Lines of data
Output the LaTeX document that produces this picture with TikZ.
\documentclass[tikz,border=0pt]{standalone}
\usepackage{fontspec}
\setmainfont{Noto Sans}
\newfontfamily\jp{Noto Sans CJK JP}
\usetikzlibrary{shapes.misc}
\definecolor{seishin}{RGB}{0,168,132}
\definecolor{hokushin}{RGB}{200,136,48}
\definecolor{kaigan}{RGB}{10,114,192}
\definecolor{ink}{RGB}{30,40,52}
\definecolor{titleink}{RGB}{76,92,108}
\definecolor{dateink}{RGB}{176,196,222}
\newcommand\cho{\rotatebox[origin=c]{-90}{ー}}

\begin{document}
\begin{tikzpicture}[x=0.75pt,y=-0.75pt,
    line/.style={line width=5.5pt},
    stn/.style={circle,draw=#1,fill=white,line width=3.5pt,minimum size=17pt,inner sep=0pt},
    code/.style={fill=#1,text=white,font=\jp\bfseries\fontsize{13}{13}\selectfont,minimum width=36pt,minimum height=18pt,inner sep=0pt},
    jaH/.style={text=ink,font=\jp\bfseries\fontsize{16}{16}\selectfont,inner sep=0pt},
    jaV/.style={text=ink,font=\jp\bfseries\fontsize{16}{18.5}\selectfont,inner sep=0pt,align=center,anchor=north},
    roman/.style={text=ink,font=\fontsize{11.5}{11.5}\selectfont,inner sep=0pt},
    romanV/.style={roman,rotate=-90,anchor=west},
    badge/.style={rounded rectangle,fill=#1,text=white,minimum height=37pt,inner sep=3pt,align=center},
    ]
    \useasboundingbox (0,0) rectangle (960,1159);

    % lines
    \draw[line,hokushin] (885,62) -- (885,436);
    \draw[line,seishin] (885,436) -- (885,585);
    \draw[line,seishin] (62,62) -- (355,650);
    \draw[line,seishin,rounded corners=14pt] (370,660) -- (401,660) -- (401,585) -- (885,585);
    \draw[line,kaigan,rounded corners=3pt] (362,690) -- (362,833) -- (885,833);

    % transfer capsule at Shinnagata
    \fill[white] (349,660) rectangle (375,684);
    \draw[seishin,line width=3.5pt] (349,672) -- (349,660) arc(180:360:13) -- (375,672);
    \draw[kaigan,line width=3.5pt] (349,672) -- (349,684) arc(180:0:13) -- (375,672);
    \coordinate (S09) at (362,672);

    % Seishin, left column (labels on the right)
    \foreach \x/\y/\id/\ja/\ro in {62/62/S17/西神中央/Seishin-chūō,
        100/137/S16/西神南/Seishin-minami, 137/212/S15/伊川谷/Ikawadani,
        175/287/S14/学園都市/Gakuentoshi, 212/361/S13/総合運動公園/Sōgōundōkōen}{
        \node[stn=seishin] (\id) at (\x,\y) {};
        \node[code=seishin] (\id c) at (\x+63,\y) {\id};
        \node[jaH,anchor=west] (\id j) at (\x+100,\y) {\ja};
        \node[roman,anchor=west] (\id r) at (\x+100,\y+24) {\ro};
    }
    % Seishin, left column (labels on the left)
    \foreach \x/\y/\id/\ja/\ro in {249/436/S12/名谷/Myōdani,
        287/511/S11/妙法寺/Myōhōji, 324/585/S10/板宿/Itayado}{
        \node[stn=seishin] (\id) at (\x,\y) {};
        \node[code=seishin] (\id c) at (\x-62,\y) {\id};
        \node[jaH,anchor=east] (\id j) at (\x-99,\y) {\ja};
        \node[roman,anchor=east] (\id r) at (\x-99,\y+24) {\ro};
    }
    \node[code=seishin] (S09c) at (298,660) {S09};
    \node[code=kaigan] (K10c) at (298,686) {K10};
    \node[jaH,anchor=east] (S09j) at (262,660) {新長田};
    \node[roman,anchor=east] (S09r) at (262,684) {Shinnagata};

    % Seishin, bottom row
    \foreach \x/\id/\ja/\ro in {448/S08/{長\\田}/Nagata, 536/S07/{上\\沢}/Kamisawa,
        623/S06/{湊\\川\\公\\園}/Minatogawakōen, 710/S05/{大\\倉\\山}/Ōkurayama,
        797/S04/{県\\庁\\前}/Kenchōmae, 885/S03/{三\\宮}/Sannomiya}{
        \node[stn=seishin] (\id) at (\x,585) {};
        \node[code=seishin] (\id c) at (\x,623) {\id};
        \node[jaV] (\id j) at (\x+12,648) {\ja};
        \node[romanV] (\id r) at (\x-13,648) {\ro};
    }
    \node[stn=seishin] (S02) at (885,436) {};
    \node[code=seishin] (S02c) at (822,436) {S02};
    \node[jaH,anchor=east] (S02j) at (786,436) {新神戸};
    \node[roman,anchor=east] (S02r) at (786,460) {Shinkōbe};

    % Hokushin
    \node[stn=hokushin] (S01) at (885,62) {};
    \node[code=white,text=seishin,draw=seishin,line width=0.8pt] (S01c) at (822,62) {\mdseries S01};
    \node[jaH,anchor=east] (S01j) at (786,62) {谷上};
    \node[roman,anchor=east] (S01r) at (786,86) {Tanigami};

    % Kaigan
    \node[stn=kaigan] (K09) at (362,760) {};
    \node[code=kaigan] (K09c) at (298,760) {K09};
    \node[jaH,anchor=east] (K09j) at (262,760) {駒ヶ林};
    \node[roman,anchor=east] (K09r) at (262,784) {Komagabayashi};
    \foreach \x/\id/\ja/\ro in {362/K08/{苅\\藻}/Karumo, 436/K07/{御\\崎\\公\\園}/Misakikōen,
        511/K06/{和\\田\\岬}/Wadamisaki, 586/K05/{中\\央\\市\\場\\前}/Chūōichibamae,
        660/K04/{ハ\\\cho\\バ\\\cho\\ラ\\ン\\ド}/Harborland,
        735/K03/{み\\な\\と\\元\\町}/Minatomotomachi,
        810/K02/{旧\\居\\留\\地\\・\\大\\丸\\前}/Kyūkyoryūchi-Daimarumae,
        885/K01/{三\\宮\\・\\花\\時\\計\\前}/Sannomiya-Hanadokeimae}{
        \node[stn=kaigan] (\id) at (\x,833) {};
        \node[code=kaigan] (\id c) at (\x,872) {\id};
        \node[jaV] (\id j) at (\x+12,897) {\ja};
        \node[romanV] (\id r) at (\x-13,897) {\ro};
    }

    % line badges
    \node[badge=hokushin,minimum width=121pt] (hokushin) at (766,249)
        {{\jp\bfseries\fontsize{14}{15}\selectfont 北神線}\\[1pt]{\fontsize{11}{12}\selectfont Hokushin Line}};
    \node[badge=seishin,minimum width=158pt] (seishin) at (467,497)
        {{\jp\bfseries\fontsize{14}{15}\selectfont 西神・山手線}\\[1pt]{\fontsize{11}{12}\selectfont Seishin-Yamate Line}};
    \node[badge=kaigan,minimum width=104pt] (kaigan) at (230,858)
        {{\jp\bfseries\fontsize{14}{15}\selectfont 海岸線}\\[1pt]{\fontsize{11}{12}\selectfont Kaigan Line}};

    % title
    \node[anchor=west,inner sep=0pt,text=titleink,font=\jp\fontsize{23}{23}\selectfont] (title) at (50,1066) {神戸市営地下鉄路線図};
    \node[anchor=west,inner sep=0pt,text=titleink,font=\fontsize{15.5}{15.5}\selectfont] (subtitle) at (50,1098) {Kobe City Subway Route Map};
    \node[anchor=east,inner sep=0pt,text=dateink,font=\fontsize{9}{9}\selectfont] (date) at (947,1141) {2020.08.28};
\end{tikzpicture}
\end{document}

* * *

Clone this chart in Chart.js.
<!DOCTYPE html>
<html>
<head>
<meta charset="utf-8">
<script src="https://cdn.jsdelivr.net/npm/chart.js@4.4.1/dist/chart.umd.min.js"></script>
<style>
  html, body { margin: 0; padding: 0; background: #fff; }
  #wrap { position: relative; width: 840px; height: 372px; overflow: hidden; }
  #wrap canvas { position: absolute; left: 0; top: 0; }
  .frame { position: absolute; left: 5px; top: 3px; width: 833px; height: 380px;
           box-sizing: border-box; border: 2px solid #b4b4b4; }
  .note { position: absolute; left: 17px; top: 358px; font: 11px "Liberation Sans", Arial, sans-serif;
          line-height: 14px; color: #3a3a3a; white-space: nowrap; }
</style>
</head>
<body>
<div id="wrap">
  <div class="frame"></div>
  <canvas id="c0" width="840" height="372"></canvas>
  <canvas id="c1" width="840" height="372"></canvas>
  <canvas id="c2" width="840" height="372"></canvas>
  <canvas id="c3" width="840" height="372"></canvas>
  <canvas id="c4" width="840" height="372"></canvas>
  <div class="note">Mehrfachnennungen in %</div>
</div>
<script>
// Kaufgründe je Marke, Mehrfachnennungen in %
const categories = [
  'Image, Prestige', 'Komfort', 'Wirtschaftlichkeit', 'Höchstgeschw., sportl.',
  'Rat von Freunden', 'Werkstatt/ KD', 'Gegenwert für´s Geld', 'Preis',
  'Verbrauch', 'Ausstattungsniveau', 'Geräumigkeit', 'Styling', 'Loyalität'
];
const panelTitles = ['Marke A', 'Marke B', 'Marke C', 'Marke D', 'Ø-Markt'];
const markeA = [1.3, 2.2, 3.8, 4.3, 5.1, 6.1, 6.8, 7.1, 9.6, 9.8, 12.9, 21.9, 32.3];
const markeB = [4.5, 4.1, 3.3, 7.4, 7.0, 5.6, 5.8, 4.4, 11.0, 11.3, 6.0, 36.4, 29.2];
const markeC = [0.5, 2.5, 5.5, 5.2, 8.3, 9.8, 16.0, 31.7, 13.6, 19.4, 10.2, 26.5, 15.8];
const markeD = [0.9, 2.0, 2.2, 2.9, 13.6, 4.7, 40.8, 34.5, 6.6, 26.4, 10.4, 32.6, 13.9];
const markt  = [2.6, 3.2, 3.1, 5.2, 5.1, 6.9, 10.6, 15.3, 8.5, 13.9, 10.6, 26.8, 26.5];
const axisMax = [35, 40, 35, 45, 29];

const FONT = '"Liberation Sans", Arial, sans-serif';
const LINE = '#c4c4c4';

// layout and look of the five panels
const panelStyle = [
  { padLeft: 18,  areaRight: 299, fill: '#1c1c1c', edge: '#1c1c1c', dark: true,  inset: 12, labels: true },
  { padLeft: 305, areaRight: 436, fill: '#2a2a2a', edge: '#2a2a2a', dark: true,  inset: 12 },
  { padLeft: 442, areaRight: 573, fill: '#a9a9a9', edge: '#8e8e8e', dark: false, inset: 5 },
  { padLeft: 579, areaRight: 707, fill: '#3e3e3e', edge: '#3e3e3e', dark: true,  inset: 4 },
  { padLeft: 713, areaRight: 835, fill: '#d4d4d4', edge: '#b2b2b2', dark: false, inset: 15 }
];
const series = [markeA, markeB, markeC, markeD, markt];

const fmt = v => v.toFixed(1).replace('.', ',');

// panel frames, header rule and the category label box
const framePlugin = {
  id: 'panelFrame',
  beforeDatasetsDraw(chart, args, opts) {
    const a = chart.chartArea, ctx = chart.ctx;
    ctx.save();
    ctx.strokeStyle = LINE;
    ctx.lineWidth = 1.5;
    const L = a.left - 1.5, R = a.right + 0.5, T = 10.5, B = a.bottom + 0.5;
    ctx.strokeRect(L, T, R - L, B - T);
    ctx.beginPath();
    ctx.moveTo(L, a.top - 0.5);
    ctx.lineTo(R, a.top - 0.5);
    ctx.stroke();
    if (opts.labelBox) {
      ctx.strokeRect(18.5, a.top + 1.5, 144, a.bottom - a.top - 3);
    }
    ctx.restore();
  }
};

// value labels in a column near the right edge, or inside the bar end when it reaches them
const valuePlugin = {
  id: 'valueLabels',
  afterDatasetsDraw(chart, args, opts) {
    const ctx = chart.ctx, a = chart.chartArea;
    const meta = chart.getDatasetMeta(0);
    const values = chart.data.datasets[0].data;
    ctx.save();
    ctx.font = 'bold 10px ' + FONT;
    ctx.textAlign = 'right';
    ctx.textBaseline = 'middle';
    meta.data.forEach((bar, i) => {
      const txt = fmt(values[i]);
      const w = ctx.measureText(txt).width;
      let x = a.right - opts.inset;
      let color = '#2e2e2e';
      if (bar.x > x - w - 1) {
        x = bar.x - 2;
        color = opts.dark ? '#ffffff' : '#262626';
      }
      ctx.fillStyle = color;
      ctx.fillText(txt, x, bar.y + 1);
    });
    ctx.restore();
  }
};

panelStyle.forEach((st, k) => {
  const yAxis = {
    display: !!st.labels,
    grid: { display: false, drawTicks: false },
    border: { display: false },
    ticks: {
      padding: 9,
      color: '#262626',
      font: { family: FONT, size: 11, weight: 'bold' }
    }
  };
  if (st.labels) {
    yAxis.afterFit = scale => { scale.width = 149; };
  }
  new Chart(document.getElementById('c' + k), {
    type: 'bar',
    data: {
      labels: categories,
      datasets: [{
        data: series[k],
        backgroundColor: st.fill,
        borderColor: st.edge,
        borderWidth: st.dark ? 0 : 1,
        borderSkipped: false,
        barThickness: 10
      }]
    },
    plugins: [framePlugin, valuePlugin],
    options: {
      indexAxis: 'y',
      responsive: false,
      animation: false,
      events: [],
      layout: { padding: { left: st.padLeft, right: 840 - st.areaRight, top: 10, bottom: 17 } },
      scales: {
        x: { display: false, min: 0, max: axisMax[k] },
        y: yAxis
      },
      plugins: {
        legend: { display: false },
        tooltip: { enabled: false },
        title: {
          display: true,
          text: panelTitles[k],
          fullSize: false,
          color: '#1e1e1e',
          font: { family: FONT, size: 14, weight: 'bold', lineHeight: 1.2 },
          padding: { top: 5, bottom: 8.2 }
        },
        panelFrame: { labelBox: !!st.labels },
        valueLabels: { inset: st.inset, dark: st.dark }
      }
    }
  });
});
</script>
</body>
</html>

§ **What you have to do**: Exactly the lines above from the one with "Output the LaTeX" to the one with "(S09) at (362,672);", both included, are to be quoted; leave the rest out.

§ **Reply**:
Output the LaTeX document that produces this picture with TikZ.
\documentclass[tikz,border=0pt]{standalone}
\usepackage{fontspec}
\setmainfont{Noto Sans}
\newfontfamily\jp{Noto Sans CJK JP}
\usetikzlibrary{shapes.misc}
\definecolor{seishin}{RGB}{0,168,132}
\definecolor{hokushin}{RGB}{200,136,48}
\definecolor{kaigan}{RGB}{10,114,192}
\definecolor{ink}{RGB}{30,40,52}
\definecolor{titleink}{RGB}{76,92,108}
\definecolor{dateink}{RGB}{176,196,222}
\newcommand\cho{\rotatebox[origin=c]{-90}{ー}}

\begin{document}
\begin{tikzpicture}[x=0.75pt,y=-0.75pt,
    line/.style={line width=5.5pt},
    stn/.style={circle,draw=#1,fill=white,line width=3.5pt,minimum size=17pt,inner sep=0pt},
    code/.style={fill=#1,text=white,font=\jp\bfseries\fontsize{13}{13}\selectfont,minimum width=36pt,minimum height=18pt,inner sep=0pt},
    jaH/.style={text=ink,font=\jp\bfseries\fontsize{16}{16}\selectfont,inner sep=0pt},
    jaV/.style={text=ink,font=\jp\bfseries\fontsize{16}{18.5}\selectfont,inner sep=0pt,align=center,anchor=north},
    roman/.style={text=ink,font=\fontsize{11.5}{11.5}\selectfont,inner sep=0pt},
    romanV/.style={roman,rotate=-90,anchor=west},
    badge/.style={rounded rectangle,fill=#1,text=white,minimum height=37pt,inner sep=3pt,align=center},
    ]
    \useasboundingbox (0,0) rectangle (960,1159);

    % lines
    \draw[line,hokushin] (885,62) -- (885,436);
    \draw[line,seishin] (885,436) -- (885,585);
    \draw[line,seishin] (62,62) -- (355,650);
    \draw[line,seishin,rounded corners=14pt] (370,660) -- (401,660) -- (401,585) -- (885,585);
    \draw[line,kaigan,rounded corners=3pt] (362,690) -- (362,833) -- (885,833);

    % transfer capsule at Shinnagata
    \fill[white] (349,660) rectangle (375,684);
    \draw[seishin,line width=3.5pt] (349,672) -- (349,660) arc(180:360:13) -- (375,672);
    \draw[kaigan,line width=3.5pt] (349,672) -- (349,684) arc(180:0:13) -- (375,672);
    \coordinate (S09) at (362,672);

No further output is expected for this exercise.